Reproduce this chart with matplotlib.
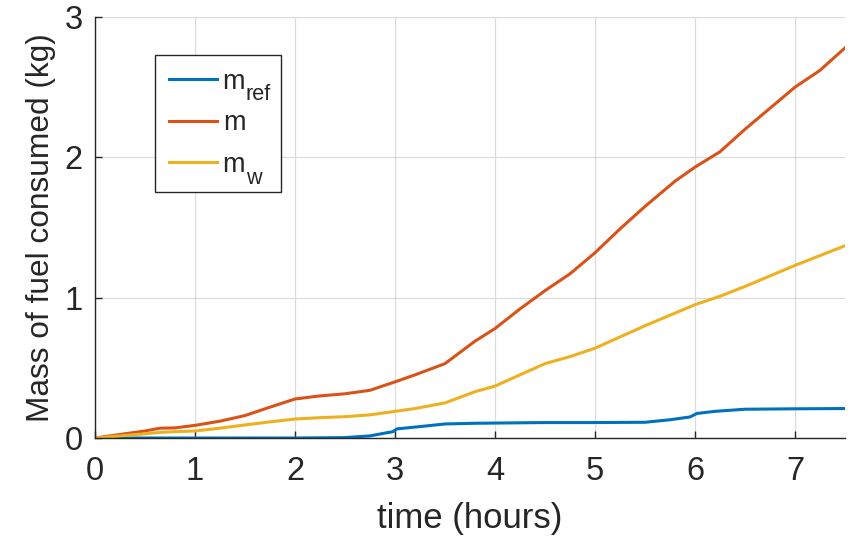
import matplotlib
matplotlib.use("Agg")
import matplotlib.pyplot as plt

plt.rcParams['font.family'] = ['Liberation Sans', 'DejaVu Sans']

# time (hours)
t_m = [0, 0.25, 0.5, 0.65, 0.8, 1.0, 1.25, 1.5, 1.75, 2.0, 2.25, 2.5, 2.75, 3.0, 3.2, 3.5, 3.8,
       4.0, 4.25, 4.5, 4.75, 5.0, 5.25, 5.5, 5.8, 6.0, 6.25, 6.5, 6.75, 7.0, 7.25, 7.5]
m = [0, 0.025, 0.05, 0.07, 0.072, 0.09, 0.12, 0.16, 0.22, 0.278, 0.30, 0.315, 0.34, 0.40, 0.45, 0.53, 0.69,
     0.78, 0.92, 1.05, 1.17, 1.32, 1.49, 1.65, 1.83, 1.93, 2.04, 2.20, 2.35, 2.50, 2.62, 2.78]
m_w = [0, 0.015, 0.03, 0.04, 0.045, 0.05, 0.07, 0.093, 0.115, 0.135, 0.145, 0.152, 0.165, 0.19, 0.21, 0.25, 0.33,
       0.37, 0.45, 0.53, 0.58, 0.64, 0.72, 0.80, 0.89, 0.95, 1.01, 1.08, 1.155, 1.23, 1.30, 1.37]

t_ref = [0, 1.0, 2.0, 2.5, 2.75, 2.9, 2.98, 3.02, 3.3, 3.5, 3.8, 4.5, 5.0, 5.5, 5.75, 5.95, 6.02, 6.2, 6.5, 7.0, 7.5]
m_ref = [0, 0, 0, 0.003, 0.015, 0.035, 0.045, 0.065, 0.085, 0.10, 0.105, 0.11, 0.11, 0.112, 0.13, 0.15, 0.175, 0.19, 0.205, 0.208, 0.21]

# legend labels: base symbol + subscript (MATLAB TeX style m_{ref}, m, m_{w})
label_base = ['m', 'm', 'm']
label_sub = ['ref', '', 'w']
colors = ['#0072BD', '#D95319', '#EDB120']
xticks = [0, 1, 2, 3, 4, 5, 6, 7]
yticks = [0, 1, 2, 3]

fig = plt.figure(figsize=(8.51, 5.38), dpi=100)
ax = fig.add_axes([95/851, 1-438/538, 750/851, 421/538])

series = [(t_ref, m_ref), (t_m, m), (t_m, m_w)]
for (tx, ty), c, b, s in zip(series, colors, label_base, label_sub):
    ax.plot(tx, ty, color=c, lw=2.2, label=b + ('   ' if s else ''))

ax.set_xlim(0, 7.5)
ax.set_ylim(0, 3)
ax.set_xticks(xticks)
ax.set_yticks(yticks)
ax.grid(True, color='#dcdcdc', lw=0.9)
ax.set_axisbelow(True)
for sp in ['top', 'right']:
    ax.spines[sp].set_visible(False)
for sp in ['left', 'bottom']:
    ax.spines[sp].set_color('#262626')
    ax.spines[sp].set_linewidth(1.0)
ax.tick_params(direction='in', length=5, width=1, color='#262626', labelsize=23.5, labelcolor='#262626')
ax.tick_params(axis='y', pad=9)
ax.tick_params(axis='x', pad=13)
ax.set_xlabel('time (hours)', fontsize=25, color='#262626', labelpad=11)
ax.set_ylabel('Mass of fuel consumed (kg)', fontsize=22.8, color='#262626', labelpad=6)

leg_fs = 19.5
leg = ax.legend(loc='upper left', bbox_to_anchor=(60/750, 1-38/421), fontsize=leg_fs,
                frameon=True, fancybox=False, edgecolor='#262626', framealpha=1,
                handlelength=1.8, handletextpad=0.2, labelspacing=0.58,
                borderpad=0.5, borderaxespad=0)
leg.get_frame().set_linewidth(1.0)
for txt, s in zip(leg.get_texts(), label_sub):
    txt.set_color('#262626')
    if s:
        # subscript placed right after the "m", lowered below the baseline
        ax.annotate(s, xy=(0, 0), xycoords=txt,
                    xytext=(0.833 * leg_fs + 0.5, -4.0), textcoords='offset points',
                    fontsize=leg_fs * 0.8, color='#262626', va='baseline', ha='left',
                    zorder=10, annotation_clip=False)

fig.savefig('out.png', dpi=100)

*What you are asked to do:* Leave out the pictures and repeat the lines from the start of the material through the line with "ax = fig.add_axes([95/851, 1-438/538, 750/851, 421/538])", inclusive.

*The reply:*
Reproduce this chart with matplotlib.
import matplotlib
matplotlib.use("Agg")
import matplotlib.pyplot as plt

plt.rcParams['font.family'] = ['Liberation Sans', 'DejaVu Sans']

# time (hours)
t_m = [0, 0.25, 0.5, 0.65, 0.8, 1.0, 1.25, 1.5, 1.75, 2.0, 2.25, 2.5, 2.75, 3.0, 3.2, 3.5, 3.8,
       4.0, 4.25, 4.5, 4.75, 5.0, 5.25, 5.5, 5.8, 6.0, 6.25, 6.5, 6.75, 7.0, 7.25, 7.5]
m = [0, 0.025, 0.05, 0.07, 0.072, 0.09, 0.12, 0.16, 0.22, 0.278, 0.30, 0.315, 0.34, 0.40, 0.45, 0.53, 0.69,
     0.78, 0.92, 1.05, 1.17, 1.32, 1.49, 1.65, 1.83, 1.93, 2.04, 2.20, 2.35, 2.50, 2.62, 2.78]
m_w = [0, 0.015, 0.03, 0.04, 0.045, 0.05, 0.07, 0.093, 0.115, 0.135, 0.145, 0.152, 0.165, 0.19, 0.21, 0.25, 0.33,
       0.37, 0.45, 0.53, 0.58, 0.64, 0.72, 0.80, 0.89, 0.95, 1.01, 1.08, 1.155, 1.23, 1.30, 1.37]

t_ref = [0, 1.0, 2.0, 2.5, 2.75, 2.9, 2.98, 3.02, 3.3, 3.5, 3.8, 4.5, 5.0, 5.5, 5.75, 5.95, 6.02, 6.2, 6.5, 7.0, 7.5]
m_ref = [0, 0, 0, 0.003, 0.015, 0.035, 0.045, 0.065, 0.085, 0.10, 0.105, 0.11, 0.11, 0.112, 0.13, 0.15, 0.175, 0.19, 0.205, 0.208, 0.21]

# legend labels: base symbol + subscript (MATLAB TeX style m_{ref}, m, m_{w})
label_base = ['m', 'm', 'm']
label_sub = ['ref', '', 'w']
colors = ['#0072BD', '#D95319', '#EDB120']
xticks = [0, 1, 2, 3, 4, 5, 6, 7]
yticks = [0, 1, 2, 3]

fig = plt.figure(figsize=(8.51, 5.38), dpi=100)
ax = fig.add_axes([95/851, 1-438/538, 750/851, 421/538])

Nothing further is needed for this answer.